__Exercise aim__
From the very first line of the data to the line containing "A_noDC_line = [0.333, 0.333]", retype everything exactly, leaving the pictures behind.

##### Entries supplied

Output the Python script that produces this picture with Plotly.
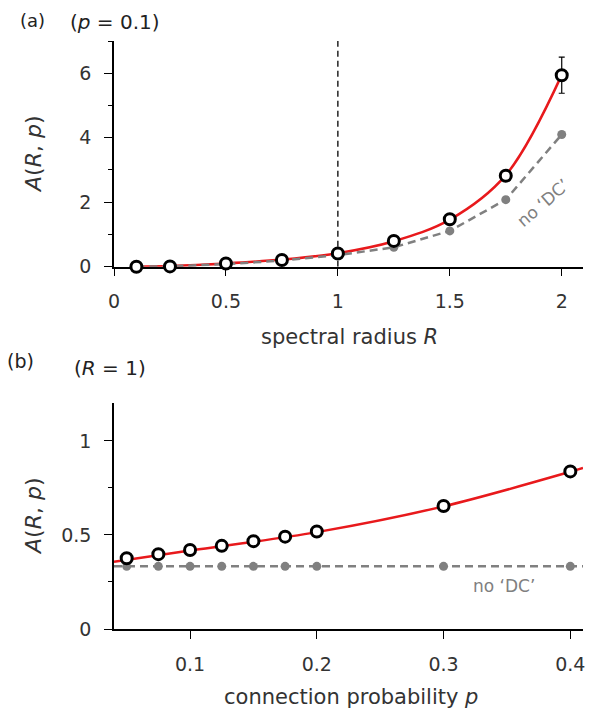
import plotly.graph_objects as go

# ---- data ----
R_sim = [0.1, 0.25, 0.5, 0.75, 1.0, 1.25, 1.5, 1.75, 2.0]
A_sim_R = [0.0, 0.01, 0.1, 0.21, 0.41, 0.80, 1.47, 2.82, 5.94]
A_err_R_last = 0.56
A_noDC_R = [0.0, 0.01, 0.08, 0.19, 0.36, 0.60, 1.11, 2.08, 4.10]
R_theory = [0.1, 0.25, 0.5, 0.75, 1.0, 1.25, 1.5, 1.75, 2.0]
A_theory_R = [0.0, 0.02, 0.1, 0.22, 0.42, 0.79, 1.46, 2.84, 5.95]

p_sim = [0.05, 0.075, 0.1, 0.125, 0.15, 0.175, 0.2, 0.3, 0.4]
A_sim_p = [0.376, 0.398, 0.42, 0.442, 0.467, 0.491, 0.518, 0.654, 0.838]
A_noDC_p = [0.333, 0.333, 0.333, 0.333, 0.333, 0.333, 0.333, 0.333, 0.333]
p_theory = [0.04, 0.1, 0.2, 0.3, 0.4, 0.41]
A_theory_p = [0.358, 0.417, 0.515, 0.652, 0.836, 0.856]
p_noDC_line = [0.04, 0.41]
A_noDC_line = [0.333, 0.333]

xticks_R = [0, 0.5, 1, 1.5, 2]
xticklabels_R = ["0", "0.5", "1", "1.5", "2"]
yticks_R = [0, 2, 4, 6]
xticks_p = [0.1, 0.2, 0.3, 0.4]
xticklabels_p = ["0.1", "0.2", "0.3", "0.4"]
yticks_p = [0, 0.5, 1]
yticklabels_p = ["0", "0.5", "1"]

# ---- styling ----
OFF = 8  # page body margin
W, H = 602 - OFF, 715 - OFF
ML, MR = 114 - OFF, 19
MT = 41 - OFF
MB = 86
PW, PH = W - ML - MR, H - MT - MB
FONT = "DejaVu Sans"
TXT = "#333333"
RED = "#e8191c"
GRAY = "#808080"


def px(x):
    return (x - OFF - ML) / PW


def py(y):
    return (H - MB - (y - OFF)) / PH


top_dom = [py(266.7), 1.0]
bot_dom = [0.0, py(403.3)]

fig = go.Figure()

# ---- panel (a) ----
fig.add_trace(go.Scatter(x=R_theory, y=A_theory_R, mode="lines", line=dict(color=RED, width=2.5, shape="spline"),
                         xaxis="x", yaxis="y", showlegend=False, hoverinfo="skip"))
fig.add_trace(go.Scatter(x=R_sim, y=A_noDC_R, mode="lines+markers",
                         line=dict(color=GRAY, width=2.5, dash="8px,5px"),
                         marker=dict(color=GRAY, size=9), cliponaxis=False,
                         xaxis="x", yaxis="y", showlegend=False))
fig.add_trace(go.Scatter(x=[R_sim[-1]], y=[A_sim_R[-1]], mode="markers",
                         marker=dict(size=1, color="rgba(0,0,0,0)"),
                         error_y=dict(type="data", array=[A_err_R_last], color="black", thickness=1.2, width=3),
                         xaxis="x", yaxis="y", showlegend=False))
fig.add_trace(go.Scatter(x=R_sim, y=A_sim_R, mode="markers",
                         marker=dict(color="white", size=11, line=dict(color="black", width=3)),
                         cliponaxis=False, xaxis="x", yaxis="y", showlegend=False))

# ---- panel (b) ----
fig.add_trace(go.Scatter(x=p_theory, y=A_theory_p, mode="lines", line=dict(color=RED, width=2.5, shape="spline"),
                         xaxis="x2", yaxis="y2", showlegend=False, hoverinfo="skip"))
fig.add_trace(go.Scatter(x=p_noDC_line, y=A_noDC_line, mode="lines",
                         line=dict(color=GRAY, width=2.5, dash="8px,5px"),
                         xaxis="x2", yaxis="y2", showlegend=False))
fig.add_trace(go.Scatter(x=p_sim, y=A_noDC_p, mode="markers",
                         marker=dict(color=GRAY, size=9), cliponaxis=False,
                         xaxis="x2", yaxis="y2", showlegend=False))
fig.add_trace(go.Scatter(x=p_sim, y=A_sim_p, mode="markers",
                         marker=dict(color="white", size=11, line=dict(color="black", width=3)),
                         cliponaxis=False, xaxis="x2", yaxis="y2", showlegend=False))

axis_common = dict(showline=True, linecolor="black", linewidth=1.5, ticks="outside", ticklen=8,
                   tickcolor="black", tickwidth=1.2, showgrid=False, zeroline=False,
                   tickfont=dict(family=FONT, size=19, color=TXT), layer="below traces")

fig.update_layout(
    width=W, height=H, margin=dict(l=ML, r=MR, t=MT, b=MB),
    plot_bgcolor="white", paper_bgcolor="white",
    xaxis=dict(domain=[0, 1], anchor="y", range=[0, 2.095], tickvals=xticks_R, ticktext=xticklabels_R,
               ticklabelstandoff=9, **axis_common),
    yaxis=dict(domain=top_dom, anchor="x", range=[0, 7], tickvals=yticks_R, ticklabelstandoff=9,
               minor=dict(dtick=1, ticklen=4, tickcolor="black", ticks="outside", showgrid=False), **axis_common),
    xaxis2=dict(domain=[0, 1], anchor="y2", range=[0.04, 0.41], tickvals=xticks_p, ticktext=xticklabels_p,
                ticklabelstandoff=9, **axis_common),
    yaxis2=dict(domain=bot_dom, anchor="x2", range=[0, 1.2], tickvals=yticks_p, ticktext=yticklabels_p,
                ticklabelstandoff=9,
                minor=dict(dtick=0.25, ticklen=4, tickcolor="black", ticks="outside", showgrid=False), **axis_common),
)

fig.add_shape(type="line", xref="x", yref="y", x0=1, x1=1, y0=0, y1=7,
              line=dict(color="black", width=1.3, dash="6px,4px"), layer="below")


def ann(text, x, y, size=21, color=TXT, angle=0, yanchor="middle"):
    fig.add_annotation(text=text, xref="paper", yref="paper", x=px(x), y=py(y), showarrow=False,
                       xanchor="center", yanchor=yanchor, textangle=angle,
                       font=dict(family=FONT, size=size, color=color))


ann("(a)", 32, 8.5, size=18, color="#222", yanchor="top")
ann("(<i>p</i> = 0.1)", 115, 22, size=20, color="#222")
ann("(b)", 20, 361, size=19, color="#222")
ann("(<i>R</i> = 1)", 110, 368, size=20, color="#222")
ann("spectral radius <i>R</i>", 349, 337)
ann("connection probability <i>p</i>", 351, 697)
ann("<i>A</i>(<i>R</i>, <i>p</i>)", 33, 154, size=22, angle=-90)
ann("<i>A</i>(<i>R</i>, <i>p</i>)", 33, 516, size=22, angle=-90)
ann("no ‘DC’", 543, 203, size=17, color=GRAY, angle=-41)
ann("no ‘DC’", 504, 586, size=17, color=GRAY)

fig.write_html("out.html")
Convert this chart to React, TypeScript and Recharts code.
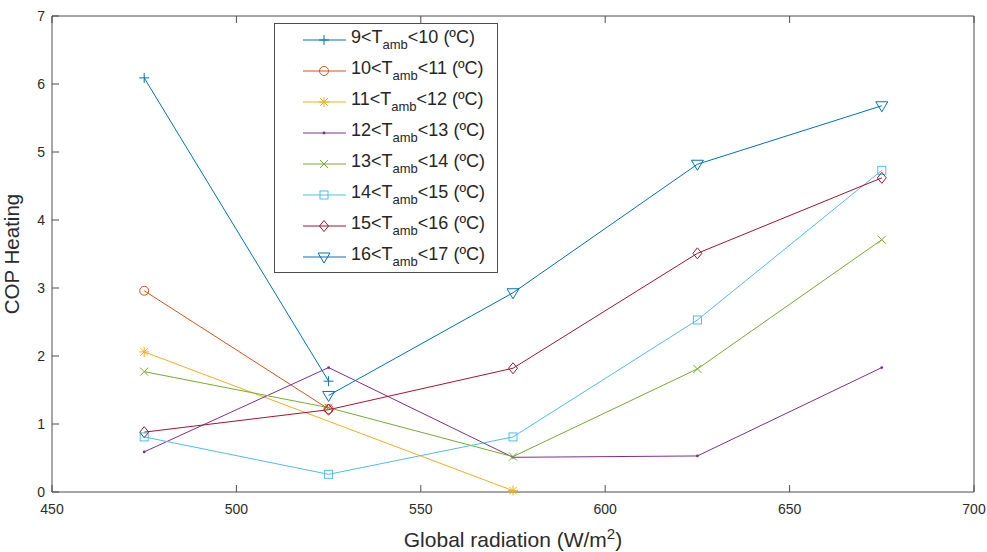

##########

__Worked solution__
Output the Python script that produces this picture with Plotly.
import plotly.graph_objects as go

# ---- data ----
R_sim = [0.1, 0.25, 0.5, 0.75, 1.0, 1.25, 1.5, 1.75, 2.0]
A_sim_R = [0.0, 0.01, 0.1, 0.21, 0.41, 0.80, 1.47, 2.82, 5.94]
A_err_R_last = 0.56
A_noDC_R = [0.0, 0.01, 0.08, 0.19, 0.36, 0.60, 1.11, 2.08, 4.10]
R_theory = [0.1, 0.25, 0.5, 0.75, 1.0, 1.25, 1.5, 1.75, 2.0]
A_theory_R = [0.0, 0.02, 0.1, 0.22, 0.42, 0.79, 1.46, 2.84, 5.95]

p_sim = [0.05, 0.075, 0.1, 0.125, 0.15, 0.175, 0.2, 0.3, 0.4]
A_sim_p = [0.376, 0.398, 0.42, 0.442, 0.467, 0.491, 0.518, 0.654, 0.838]
A_noDC_p = [0.333, 0.333, 0.333, 0.333, 0.333, 0.333, 0.333, 0.333, 0.333]
p_theory = [0.04, 0.1, 0.2, 0.3, 0.4, 0.41]
A_theory_p = [0.358, 0.417, 0.515, 0.652, 0.836, 0.856]
p_noDC_line = [0.04, 0.41]
A_noDC_line = [0.333, 0.333]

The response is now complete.